◆ **WHAT IS NEEDED**: Only the lines from the line containing "Emit a Python" to the line containing "from matplotlib.lines import Line2D", with both of those lines, are to be repeated exactly. Leave the images out.

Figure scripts
□ □ □ □ □ □ □

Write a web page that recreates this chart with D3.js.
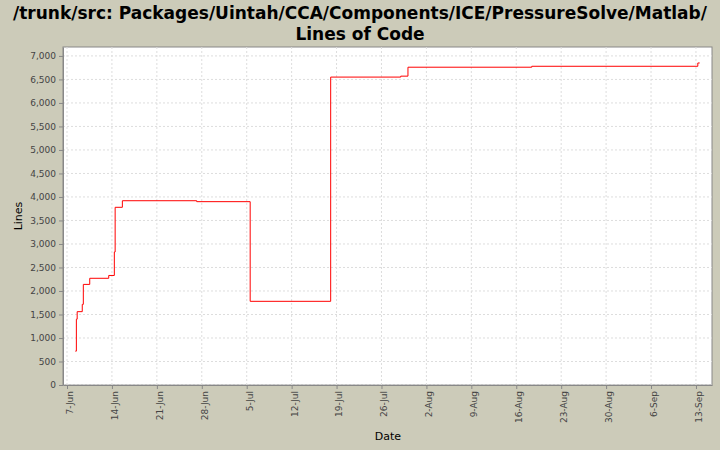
<!DOCTYPE html><html><head><meta charset="utf-8">
<script src="https://cdn.jsdelivr.net/npm/d3@7"></script>
<style>body{margin:0;background:#cccbb9}svg{display:block}</style></head><body>
<svg id="c" width="720" height="450"></svg>
<script>
const dates=["2007-06-08T07:00","2007-06-08T11:00","2007-06-08T14:00","2007-06-09T09:00","2007-06-09T13:00","2007-06-10T13:00","2007-06-13T12:00","2007-06-14T09:00","2007-06-14T12:00","2007-06-15T15:00","2007-06-27T05:00","2007-07-05T13:00","2007-07-18T02:00","2007-07-29T00:00","2007-07-30T03:00","2007-08-18T10:00","2007-09-13T07:00","2007-09-13T14:00"];
const lines=[720,1400,1560,1715,2140,2270,2330,2830,3780,3920,3900,1780,6550,6570,6760,6780,6850,6850];
const yTicks=d3.range(0,7001,500);
const xTickLabels=["7-Jun","14-Jun","21-Jun","28-Jun","5-Jul","12-Jul","19-Jul","26-Jul","2-Aug","9-Aug","16-Aug","23-Aug","30-Aug","6-Sep","13-Sep"];
const svg=d3.select("#c"),L=63,R=712,T=47,B=385;
const pt=d3.timeParse("%Y-%m-%dT%H:%M");
const x=d3.scaleTime().domain([pt("2007-06-06T09:00"),pt("2007-09-15T12:00")]).range([L,R]);
const y=d3.scaleLinear().domain([0,7190]).range([B,T]);
const tickDates=xTickLabels.map(s=>d3.timeParse("%d-%b-%Y")(s+"-2007"));
svg.append("rect").attr("x",L).attr("y",T).attr("width",R-L).attr("height",B-T).attr("fill","#fff").attr("stroke","#888");
const g=svg.append("g");
yTicks.forEach(v=>g.append("line").attr("x1",L).attr("x2",R).attr("y1",y(v)).attr("y2",y(v)).attr("stroke","#ddd").attr("stroke-dasharray","2,2"));
tickDates.forEach(d=>g.append("line").attr("y1",T).attr("y2",B).attr("x1",x(d)).attr("x2",x(d)).attr("stroke","#ddd").attr("stroke-dasharray","2,2"));
const ya=svg.append("g").attr("transform",`translate(${L},0)`).call(d3.axisLeft(y).tickValues(yTicks).tickFormat(d3.format(",")).tickSize(4).tickSizeOuter(0));
const xa=svg.append("g").attr("transform",`translate(0,${B})`).call(d3.axisBottom(x).tickValues(tickDates).tickFormat((d,i)=>xTickLabels[i]).tickSize(4).tickSizeOuter(0));
[ya,xa].forEach(a=>{a.selectAll("text").attr("font-family","DejaVu Sans").attr("font-size",9).attr("fill","#444");a.selectAll("line,path").attr("stroke","#888");});
xa.selectAll("text").attr("transform","rotate(-90)").attr("text-anchor","end").attr("dx",-6).attr("dy",-3).attr("x",0).attr("y",0).style("dominant-baseline","middle");
xa.selectAll("text").attr("dy","0.32em").attr("dx",-6);
const data=dates.map((d,i)=>[pt(d),lines[i]]);
svg.append("path").datum(data).attr("fill","none").attr("stroke","#f00").attr("stroke-width",1)
 .attr("d",d3.line().curve(d3.curveStepAfter).x(d=>x(d[0])).y(d=>y(d[1])));
const t=svg.append("text").attr("text-anchor","middle").attr("font-family","DejaVu Sans").attr("font-weight","bold").attr("font-size",17).attr("fill","#000");
t.append("tspan").attr("x",360).attr("y",19).text("/trunk/src: Packages/Uintah/CCA/Components/ICE/PressureSolve/Matlab/");
t.append("tspan").attr("x",360).attr("y",40).text("Lines of Code");
svg.append("text").attr("x",388).attr("y",440).attr("text-anchor","middle").attr("font-family","DejaVu Sans").attr("font-size",11).text("Date");
svg.append("text").attr("transform","translate(22,216) rotate(-90)").attr("text-anchor","middle").attr("font-family","DejaVu Sans").attr("font-size",11).text("Lines");
</script></body></html>
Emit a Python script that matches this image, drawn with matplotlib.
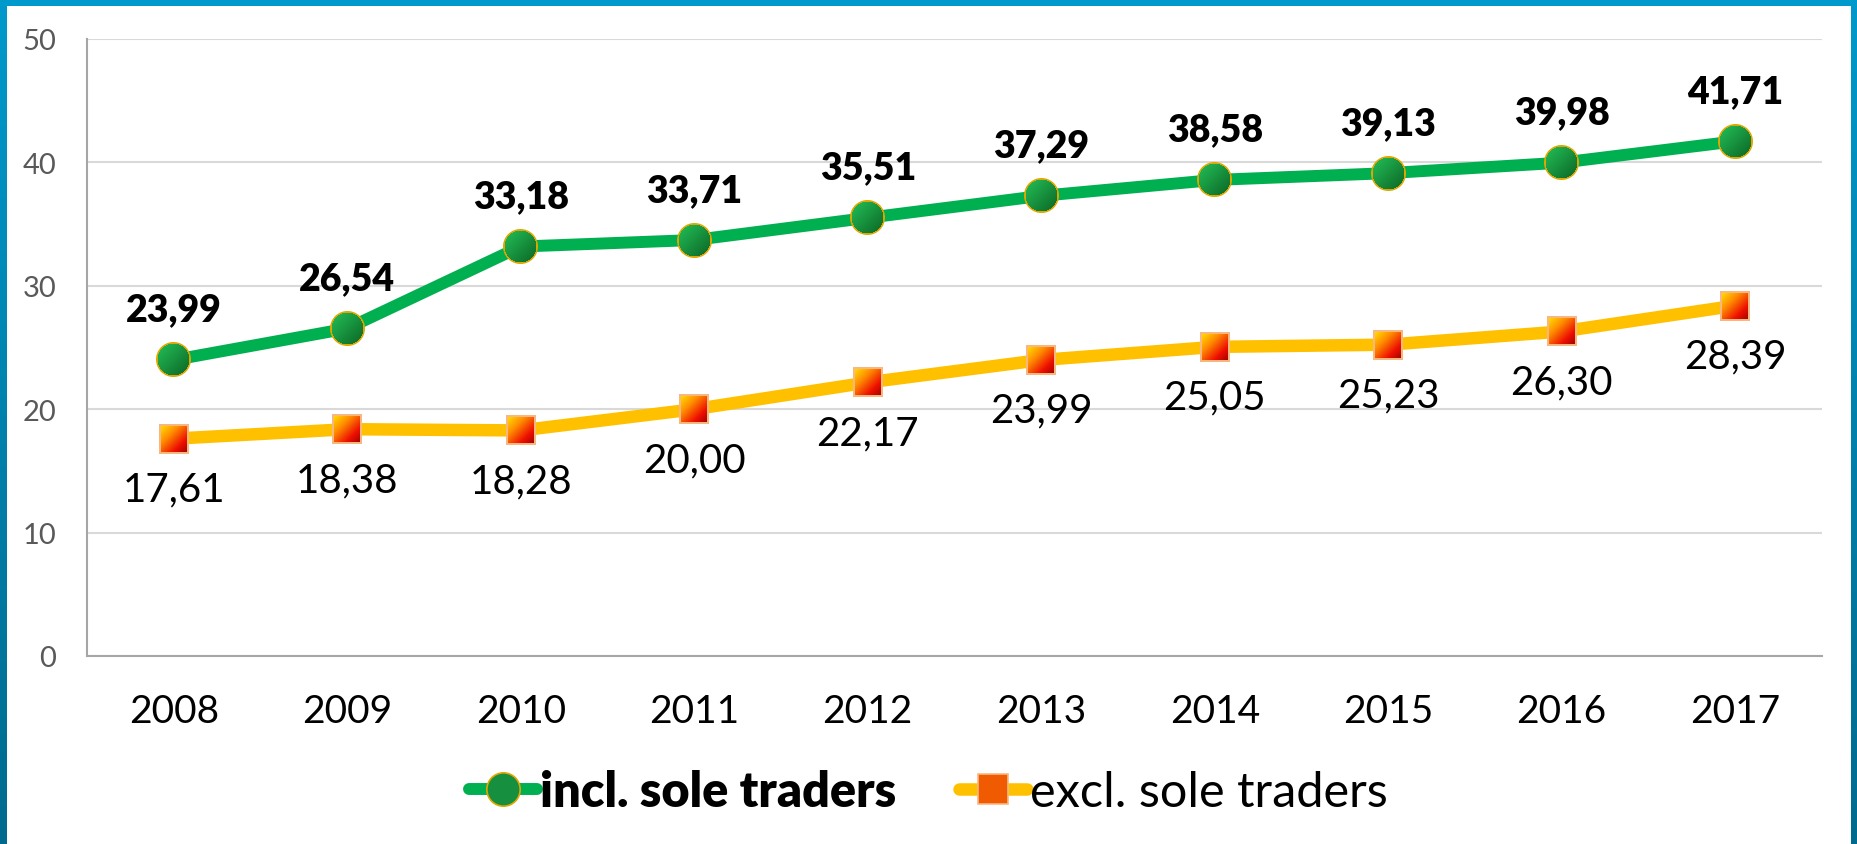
import numpy as np
import matplotlib
matplotlib.use("Agg")
import matplotlib.pyplot as plt
from matplotlib.offsetbox import OffsetImage, AnnotationBbox
from matplotlib.lines import Line2D

years = ["2008", "2009", "2010", "2011", "2012", "2013", "2014", "2015", "2016", "2017"]
incl_sole = [23.99, 26.54, 33.18, 33.71, 35.51, 37.29, 38.58, 39.13, 39.98, 41.71]
excl_sole = [17.61, 18.38, 18.28, 20.00, 22.17, 23.99, 25.05, 25.23, 26.30, 28.39]
yticks = [0, 10, 20, 30, 40, 50]
series_names = ["incl. sole traders", "excl. sole traders"]

plt.rcParams['font.family'] = ['Lato', 'DejaVu Sans']

W, H, DPI = 1857, 845, 100
fig = plt.figure(figsize=(W / DPI, H / DPI), dpi=DPI)
fig.patch.set_facecolor("white")

ax = fig.add_axes([87 / W, 1 - 657 / H, (1822 - 87) / W, (657 - 40) / H])
x = np.arange(len(years))

GREEN = "#00b050"
ORANGE = "#ffc000"

ax.plot(x, incl_sole, color=GREEN, lw=8.6, solid_capstyle="round", zorder=3)
ax.plot(x, excl_sole, color=ORANGE, lw=9, solid_capstyle="round", zorder=3)

ax.set_xlim(-0.5, len(years) - 0.5)
ax.set_ylim(0, 50)
ax.set_yticks(yticks)
ax.set_yticklabels([str(v) for v in yticks], fontsize=21, color="#595959")
ax.set_xticks(x)
ax.set_xticklabels(years, fontsize=28, color="black")
ax.tick_params(axis="both", length=0)
ax.tick_params(axis="y", pad=22)
ax.tick_params(axis="x", pad=27)
ax.grid(axis="y", color="#d9d9d9", lw=1.5)
ax.set_axisbelow(True)
for s in ["top", "right"]:
    ax.spines[s].set_visible(False)
for s in ["left", "bottom"]:
    ax.spines[s].set_color("#a6a6a6")
    ax.spines[s].set_linewidth(1.5)


def grad_img(size, c1, c2, shape, edge, ew):
    n = size
    yy, xx = np.mgrid[0:n, 0:n] + 0.5
    t = ((xx + yy) / (2 * n))[..., None]
    t = np.clip((t - 0.2) / 0.7, 0, 1)
    c1 = np.array(matplotlib.colors.to_rgb(c1))
    c2 = np.array(matplotlib.colors.to_rgb(c2))
    rgb = c1 * (1 - t) + c2 * t
    alpha = np.ones((n, n))
    e = np.array(matplotlib.colors.to_rgb(edge))
    if shape == "circle":
        r = np.hypot(xx - n / 2, yy - n / 2)
        alpha = np.clip(n / 2 - r + 0.5, 0, 1)
        ring = (r > n / 2 - ew)
        rgb[ring] = e
    else:
        ring = (xx < ew) | (yy < ew) | (xx > n - ew) | (yy > n - ew)
        rgb[ring] = e
    return np.dstack([rgb, alpha])


circ = grad_img(35, "#1fb04f", "#0d6b28", "circle", "#e0a800", 1.6)
sq = grad_img(30, "#ffe000", "#b00000", "square", "#f8b880", 1.6)
n = 30
yy, xx = np.mgrid[0:n, 0:n] + 0.5
t = (xx + yy) / (2 * n)
stops = [(0.0, "#ffee00"), (0.35, "#ff9000"), (0.7, "#ee1000"), (1.0, "#900000")]
pos = [s[0] for s in stops]
cols = np.array([matplotlib.colors.to_rgb(s[1]) for s in stops])
for k in range(3):
    sq[..., k] = np.interp(t, pos, cols[:, k])
ring = (xx < 1.6) | (yy < 1.6) | (xx > n - 1.6) | (yy > n - 1.6)
sq[ring, :3] = matplotlib.colors.to_rgb("#f8b880")

for xi, v in zip(x, incl_sole):
    ab = AnnotationBbox(OffsetImage(circ, zoom=1, dpi_cor=False), (xi, v), frameon=False, pad=0, zorder=5)
    ax.add_artist(ab)
    ax.annotate(f"{v:.2f}".replace(".", ","), (xi, v), xytext=(0, 24), textcoords="offset points",
                ha="center", va="bottom", fontsize=27, fontweight=800, color="black")
for xi, v in zip(x, excl_sole):
    ab = AnnotationBbox(OffsetImage(sq, zoom=1, dpi_cor=False), (xi, v), frameon=False, pad=0, zorder=5)
    ax.add_artist(ab)
    ax.annotate(f"{v:.2f}".replace(".", ","), (xi, v), xytext=(0, -23), textcoords="offset points",
                ha="center", va="top", fontsize=29, color="black")

handles = [
    Line2D([], [], color=GREEN, lw=8.6, marker="o", markersize=24, markerfacecolor="#168f3f",
           markeredgecolor="#e0a800", markeredgewidth=1.2, solid_capstyle="round"),
    Line2D([], [], color=ORANGE, lw=9, marker="s", markersize=21, markerfacecolor="#f05a00",
           markeredgecolor="#f8b880", markeredgewidth=1.2, solid_capstyle="round"),
]
leg = fig.legend(handles, series_names, loc="center", bbox_to_anchor=(0.5, 1 - 793 / H),
                 ncol=2, frameon=False, fontsize=35, handlelength=1.4, handletextpad=0.05,
                 columnspacing=1.3)
leg.get_texts()[0].set_fontweight(800)

# blue border
bx = fig.add_axes([0, 0, 1, 1], zorder=-1)
bx.axis("off")
grad = np.linspace(0, 1, 200)[:, None]
c_top = np.array(matplotlib.colors.to_rgb("#0099cc"))
c_bot = np.array(matplotlib.colors.to_rgb("#006a8e"))
img = c_top * (1 - grad[..., None]) + c_bot * grad[..., None]
img = np.repeat(img, 2, axis=1)
bx.imshow(img, extent=(0, 7, H, 0), aspect="auto")
bx.imshow(img, extent=(1851, W, H, 0), aspect="auto")
bx.add_patch(plt.Rectangle((0, 0), W, 7, color="#0099cc", lw=0))
bx.set_xlim(0, W)
bx.set_ylim(H, 0)

fig.savefig("out.png", dpi=DPI)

□ □ □ □ □ □ □

◆ **EXERCISE ANSWER**:
Emit a Python script that matches this image, drawn with matplotlib.
import numpy as np
import matplotlib
matplotlib.use("Agg")
import matplotlib.pyplot as plt
from matplotlib.offsetbox import OffsetImage, AnnotationBbox
from matplotlib.lines import Line2D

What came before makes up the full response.